El sábado a la tarde trepé los 456 escalones que llevan al mirador del Cerro Santa Ana. Desde allí se domina prácticamente todo Guayaquil. Da gusto ir subiendo lentamente a través del Barrio Las Peñas mientras los vecinos saludan sentados en las puertas de sus casas de distintos colores. Sobre sus peñas y peñascos (de allí el nombre del barrio) se iniciaron las construcciones de amurallamiento de la ciudad en la época colonial (1682), así como un fuerte armado de cañones para su defensa contra los frecuentes asaltos de los corsarios.
Saqué fotos de muchos de sus rincones y la pasé conversando con la gente. Una simpática señora de unos 80 años me preguntó si era holandés y al explicarle que soy latinoamericano como ella me pidió que la trajese conmigo a Buenos Aires. En fin, una experiencia muy gratificante. Los ecuatorianos son muy cálidos.
Al descender volví a recorrer el malecón y comenzó a invadirme una sensación que me acompaña indefectiblemente al final de cada viaje: se trata de una mezcla de nostalgia con una especie de deseo de cambiar algunas cosas en mi vida, algo que no termino de descifrar.
Tomé luego la avenida 9 de octubre (día de la independencia del Ecuador en el año 1820), que atraviesa de punta a punta el centro de la ciudad, mezclándome entre ríos de gente que se agolpaba en las mesas de oferta de los negocios en busca de alguna compra de fin de semana.
Oscureciendo regresé al hotel, donde Gran jefe seguía incólume en su oficina improvisada, frente a sus apuntes. Hicimos check out y nos trasladaron al aeropuerto. Tarjetazo cubrió unos pocos regalos en el free shop.
Arriba del avión, un bodriazo en la pantalla. Una avejentada Jane Fonda (aunque aún preserve su distintiva fineza), luchando estoicamente contra un pésimo guión hollywoodense, logró robarme alguna sonrisa. Al decir de Manuel Puig: "Tiene esa cosa tan linda de algunas mujeres grandes, que es ese poquito de coquetería, dentro de la seriedad, por la edad, pero que se les nota que siguen siendo mujeres y quieren gustar".
Escala en Santiago de Chile. Acampamos un par de horas en el mismo bar que nos acogiera hace poco tiempo a la petisa y a mí en una visita a amigo pesh. Jugo de naranja y el beso de la mujer araña. No pude dormir en todo el viaje. Gran jefe, desmayado de principio a fin.
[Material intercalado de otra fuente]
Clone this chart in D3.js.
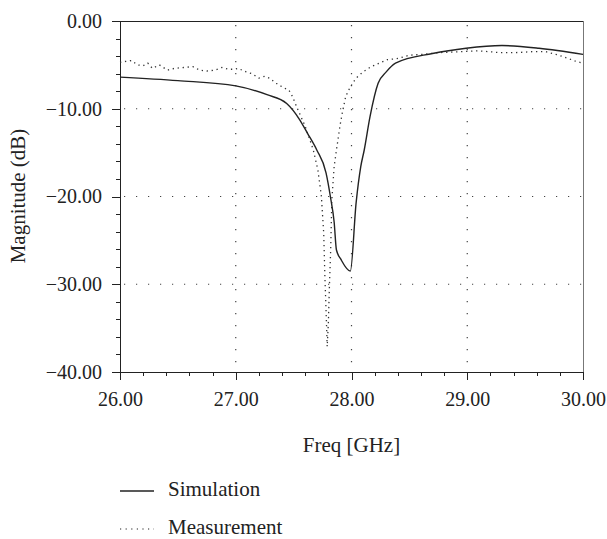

Buenos Aires nos recibe soleado y con frío. Mujer e hijas de Gran jefe nos esperan. Me llevan a casa. Al despedirnos, trato de transmitirle todo mi agradecimiento por un viaje tan enriquecedor, pero el tipo no es muy afecto a la expresividad y me saluda torpe y velozmente.
A mi arribo, no encuentro nada de lo que esperaba. Ni siquiera tengo llaves. Mi amiga (y vecina) Lucy me banca los bolsos y una siestita en el sillón. Un poco más descansado, salgo de paseo por las calles de mi barrio. Me instalo en Epicúreos a leer diarios y revistas, mientras degusto dos copas de vino y le entro a unas bruschettas. Qué bien se come en esta ciudad.
Finalmente, aparece la petisa, tuvo una semana difícil y la entiendo. Estoy muy contento de verla. Ella escucha atentamente todos mis cuentos, repasa mis fotos y sonríe. Las luces de los departamentos vecinos le rozan tímidamente parte de la cara. Y yo la miro.